**Supplied records**

/---

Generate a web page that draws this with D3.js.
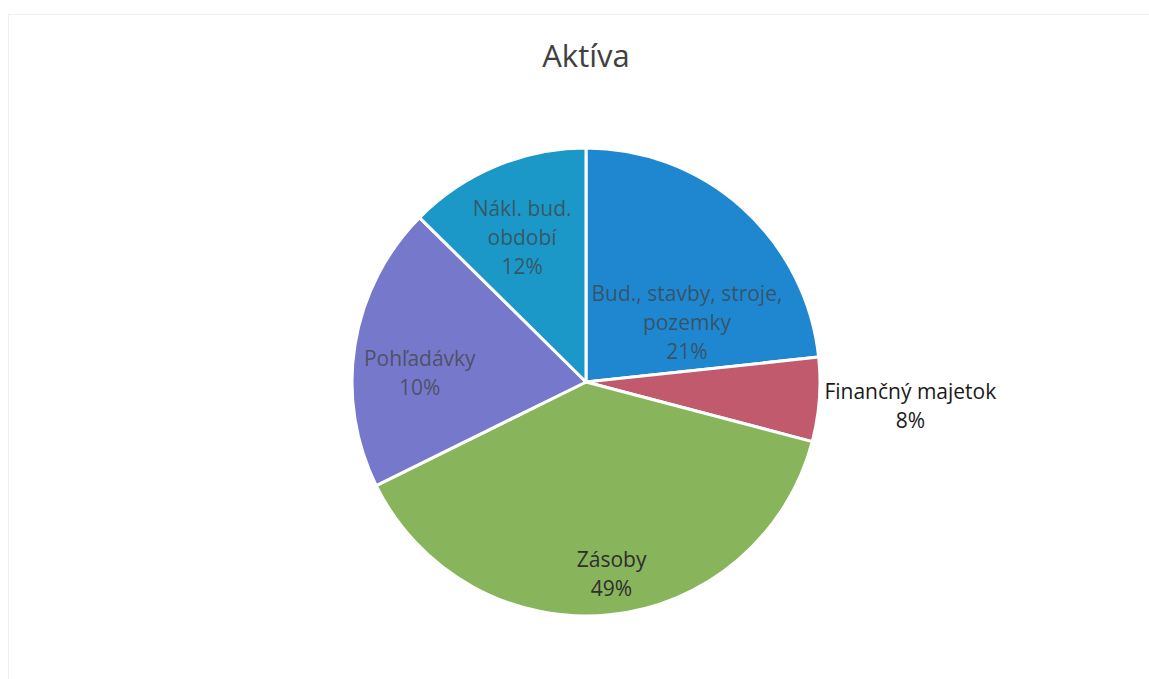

\---
/---

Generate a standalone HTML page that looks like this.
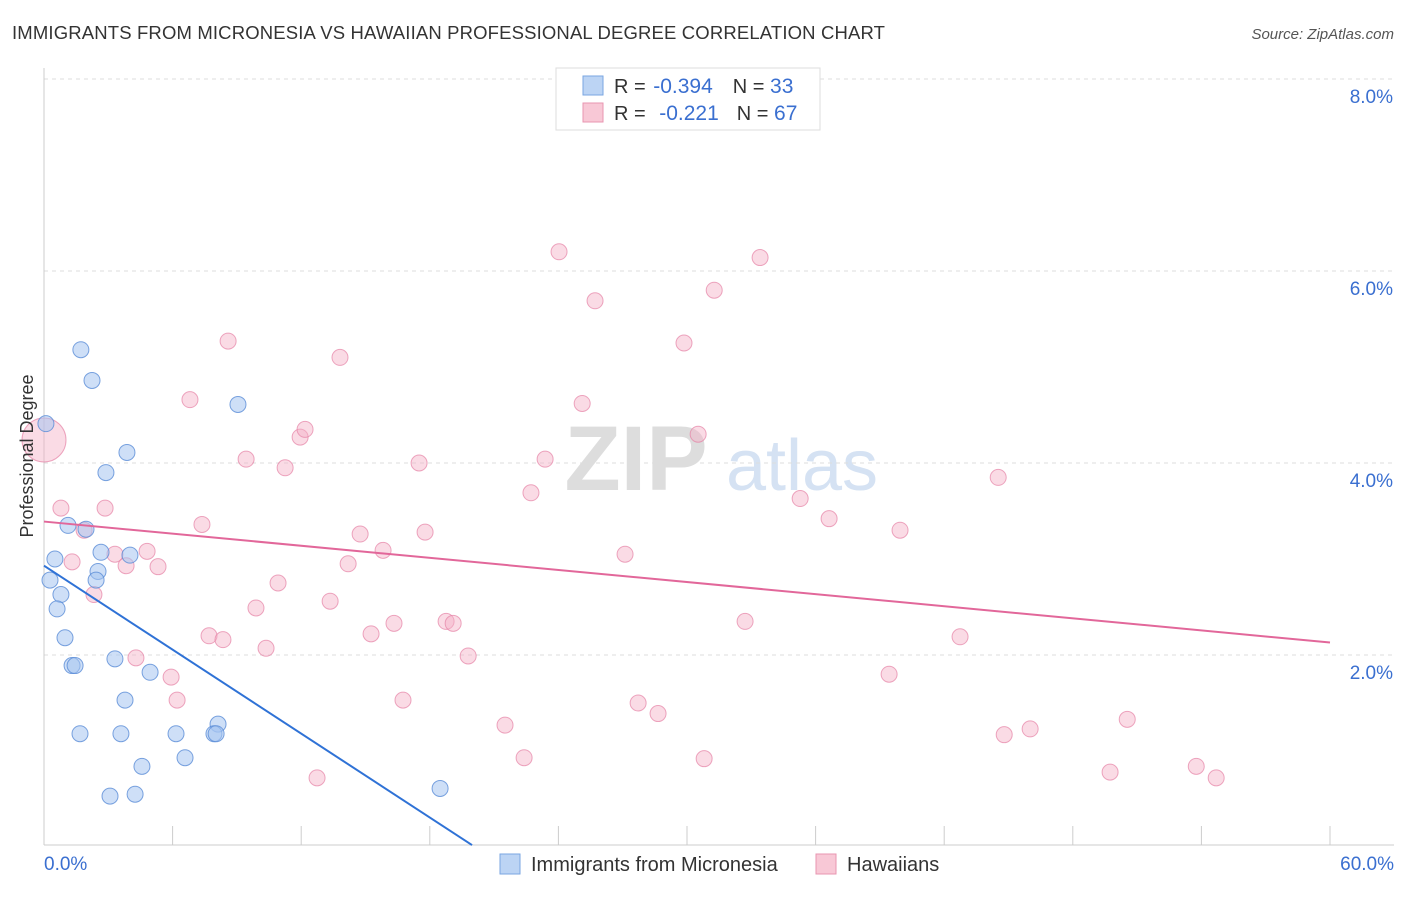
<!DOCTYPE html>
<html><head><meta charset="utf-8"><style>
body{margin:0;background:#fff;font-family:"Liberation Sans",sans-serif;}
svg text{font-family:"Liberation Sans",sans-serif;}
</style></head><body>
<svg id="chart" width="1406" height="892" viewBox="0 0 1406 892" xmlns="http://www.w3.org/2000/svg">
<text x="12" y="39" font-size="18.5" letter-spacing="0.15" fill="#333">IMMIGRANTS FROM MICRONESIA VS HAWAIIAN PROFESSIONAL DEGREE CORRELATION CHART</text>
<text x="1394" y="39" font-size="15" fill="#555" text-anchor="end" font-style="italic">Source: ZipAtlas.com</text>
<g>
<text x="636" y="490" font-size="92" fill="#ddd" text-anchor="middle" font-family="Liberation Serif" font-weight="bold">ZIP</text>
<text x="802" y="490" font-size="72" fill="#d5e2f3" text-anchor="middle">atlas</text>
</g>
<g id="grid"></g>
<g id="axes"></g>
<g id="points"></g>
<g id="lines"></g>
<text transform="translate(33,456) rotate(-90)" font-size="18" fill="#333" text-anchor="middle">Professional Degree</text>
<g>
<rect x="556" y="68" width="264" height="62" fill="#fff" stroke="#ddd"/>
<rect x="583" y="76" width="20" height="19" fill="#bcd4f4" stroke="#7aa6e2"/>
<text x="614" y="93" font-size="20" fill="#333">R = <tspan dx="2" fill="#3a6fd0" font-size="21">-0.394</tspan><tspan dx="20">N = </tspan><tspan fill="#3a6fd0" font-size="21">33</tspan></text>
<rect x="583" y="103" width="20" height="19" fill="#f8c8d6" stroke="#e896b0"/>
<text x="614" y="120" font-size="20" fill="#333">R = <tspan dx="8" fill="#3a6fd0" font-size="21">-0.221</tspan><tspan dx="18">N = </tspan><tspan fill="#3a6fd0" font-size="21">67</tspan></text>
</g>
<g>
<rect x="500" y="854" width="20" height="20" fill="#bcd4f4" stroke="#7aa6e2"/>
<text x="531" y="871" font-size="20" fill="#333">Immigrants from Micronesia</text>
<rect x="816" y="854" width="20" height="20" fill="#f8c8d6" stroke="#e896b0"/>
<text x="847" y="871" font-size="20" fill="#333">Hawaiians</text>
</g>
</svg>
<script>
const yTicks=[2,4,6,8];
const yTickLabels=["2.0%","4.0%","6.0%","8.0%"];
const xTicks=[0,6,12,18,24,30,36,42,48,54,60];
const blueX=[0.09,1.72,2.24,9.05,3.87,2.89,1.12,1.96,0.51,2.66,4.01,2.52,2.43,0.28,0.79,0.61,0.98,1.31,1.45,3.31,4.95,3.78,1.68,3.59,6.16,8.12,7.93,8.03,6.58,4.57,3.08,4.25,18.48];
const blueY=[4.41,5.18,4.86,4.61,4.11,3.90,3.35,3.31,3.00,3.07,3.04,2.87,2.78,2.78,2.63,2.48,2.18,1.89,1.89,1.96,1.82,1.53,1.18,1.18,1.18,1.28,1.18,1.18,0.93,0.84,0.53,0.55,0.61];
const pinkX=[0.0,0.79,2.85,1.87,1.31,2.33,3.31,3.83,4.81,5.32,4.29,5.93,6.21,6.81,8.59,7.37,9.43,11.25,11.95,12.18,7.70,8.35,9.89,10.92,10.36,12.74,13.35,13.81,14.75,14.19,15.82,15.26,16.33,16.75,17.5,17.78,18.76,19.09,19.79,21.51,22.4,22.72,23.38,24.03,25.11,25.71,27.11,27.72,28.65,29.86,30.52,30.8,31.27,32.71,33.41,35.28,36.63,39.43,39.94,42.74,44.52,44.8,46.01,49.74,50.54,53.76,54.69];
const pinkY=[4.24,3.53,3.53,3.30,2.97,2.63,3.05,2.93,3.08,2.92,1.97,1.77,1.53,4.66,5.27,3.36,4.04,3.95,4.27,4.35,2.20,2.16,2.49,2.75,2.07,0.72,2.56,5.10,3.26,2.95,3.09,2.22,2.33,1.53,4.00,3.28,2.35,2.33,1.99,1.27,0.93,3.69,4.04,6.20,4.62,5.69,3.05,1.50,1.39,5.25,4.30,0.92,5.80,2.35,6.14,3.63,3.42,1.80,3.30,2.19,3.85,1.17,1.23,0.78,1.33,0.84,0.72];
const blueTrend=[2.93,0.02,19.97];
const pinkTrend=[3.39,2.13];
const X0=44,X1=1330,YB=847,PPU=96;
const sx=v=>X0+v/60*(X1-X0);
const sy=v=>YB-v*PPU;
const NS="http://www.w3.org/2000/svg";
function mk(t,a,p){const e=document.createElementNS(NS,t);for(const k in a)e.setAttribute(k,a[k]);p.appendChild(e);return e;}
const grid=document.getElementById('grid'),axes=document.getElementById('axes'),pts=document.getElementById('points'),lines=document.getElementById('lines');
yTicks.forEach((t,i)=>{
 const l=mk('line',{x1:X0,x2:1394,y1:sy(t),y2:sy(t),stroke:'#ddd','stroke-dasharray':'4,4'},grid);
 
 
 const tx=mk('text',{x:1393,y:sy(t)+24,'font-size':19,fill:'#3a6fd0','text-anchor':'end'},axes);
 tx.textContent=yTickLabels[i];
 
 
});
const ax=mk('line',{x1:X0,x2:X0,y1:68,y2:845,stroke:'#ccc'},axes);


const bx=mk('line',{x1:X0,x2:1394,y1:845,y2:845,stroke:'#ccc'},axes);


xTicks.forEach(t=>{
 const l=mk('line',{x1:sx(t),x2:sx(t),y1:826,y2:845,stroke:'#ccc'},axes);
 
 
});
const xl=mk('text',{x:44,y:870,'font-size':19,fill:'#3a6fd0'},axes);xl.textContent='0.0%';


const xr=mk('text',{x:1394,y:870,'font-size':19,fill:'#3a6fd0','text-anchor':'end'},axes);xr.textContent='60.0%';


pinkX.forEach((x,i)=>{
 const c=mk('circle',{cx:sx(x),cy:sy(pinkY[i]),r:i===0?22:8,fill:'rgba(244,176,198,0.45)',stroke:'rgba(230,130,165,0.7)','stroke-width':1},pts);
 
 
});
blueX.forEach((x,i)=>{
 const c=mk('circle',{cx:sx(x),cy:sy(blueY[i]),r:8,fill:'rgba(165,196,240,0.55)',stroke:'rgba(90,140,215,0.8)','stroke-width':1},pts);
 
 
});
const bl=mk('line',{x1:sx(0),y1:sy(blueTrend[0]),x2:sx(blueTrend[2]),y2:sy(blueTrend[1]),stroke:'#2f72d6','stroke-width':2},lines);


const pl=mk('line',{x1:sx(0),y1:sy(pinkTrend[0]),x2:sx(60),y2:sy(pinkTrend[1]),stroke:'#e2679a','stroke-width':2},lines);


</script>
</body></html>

\---

**Given instruction**
In how many lines does the word "this" appear? Respond with the number alone.

**Completed task**
2